Optical frequency combs — laser sources that emit evenly spaced colors of light — are foundational, ubiquitous tools for precision measurement, found in optical clocks, gas-sensing spectrometers, and instruments that detect the light signatures of exoplanets. Traditionally, frequency combs are produced by large, fiber-laser systems ranging from the size of a shoebox to a refrigerator.
Engineers at the Harvard John A. Paulson School of Engineering and Applied Sciences (SEAS) are at the forefront of shrinking these powerful laser sources onto photonic chips to make "microcombs" at millimeter to micron scales, useful not only for their smaller size, but in next-generation telecommunications applications, such as generating multiple data carriers over a single optical fiber.

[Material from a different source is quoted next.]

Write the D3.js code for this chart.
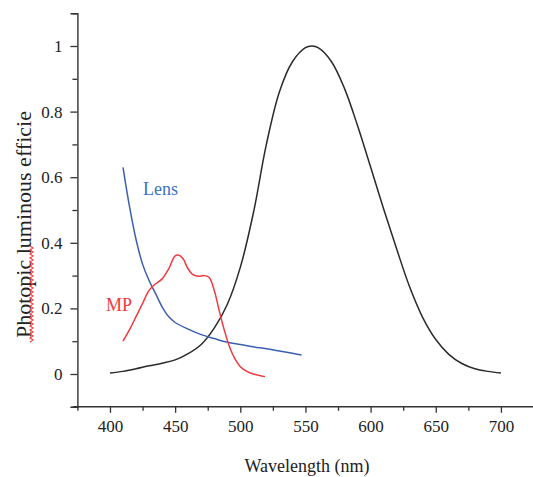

New research led by Marko Lončar, the Tiantsai Lin Professor of Electrical Engineering and Applied Physics, describes a new, generalized model for how to design so-called resonant electro-optic microcombs on thin-film lithium niobate, a material featuring a strong electro-optic effect, or the ability to efficiently mix electronic signals with optical ones.
The research demonstrates that a single thin-film lithium niobate chip can host electro-optic microcomb generators that are highly programmable and compact, and tailorable to diverse tasks simply by reprogramming a microwave input. The work could make electro-optic microcombs more practical, easier to design, and energy efficient.
The work is published in Nature Physics .
Over the last decade, Lončar's group at Harvard has pioneered the development of chip-scale electro-optic microcombs that are efficient, stable, and highly controllable with microwaves. These devices work through the combination of a single-frequency laser and a microwave electrical signal that interact via a resonator-enhanced electro-optic modulator to produce a broadband frequency comb.
Because of thin-film lithium niobate's strong electro-optic effect, the platform can support on-chip electro-optic microcomb generation that exhibits qualitatively different behavior than older, bulkier electro-optic microcombs. High-efficiency, low-voltage modulation can drive extreme changes in the light signals that aren't well understood by available models.
Loncar's team decided to try and push electro-optic microcombs into new regimes while mapping the precise physics of what happens when the combs are produced. To do so, they engineered long, racetrack-shaped resonators out of lithium niobate with equally long electro-optic modulators embedded. This design allowed the team to explore modulation depths that are difficult to achieve in bulkier systems.
They observed a rich variety of new comb behaviors and corresponding laser pulse patterns inside their optical cavity. By systematically mapping all of these new behaviors in lab experiments, the team arrived at a physically intuitive, detailed, quantitative model for describing resonant electro-optic microcombs.
"Using this on-chip platform, we were able to dive deep into the high modulation depth regime of EO microcombs, and comprehensively explore the types of combs, and correspondingly, pulses, that can be supported," said first author Yunxiang Song, a graduate student in Lončar's lab.
These insights allowed the team to expand the operation of their electro-optic microcombs into a new place: multiple microwave signal inputs that can generate a broadband frequency comb and cover a greater range of light spectra. This breakthrough could lead to microcombs that can reach larger ranges of unknown optical frequencies, useful for metrology and other applications.
The device fabrication in this work was performed at the Harvard University Center for Nanoscale Systems, a member of the National Nanotechnology Coordinated Infrastructure Network, which is supported by the National Science Foundation under NSF award No. ECCS-2025158.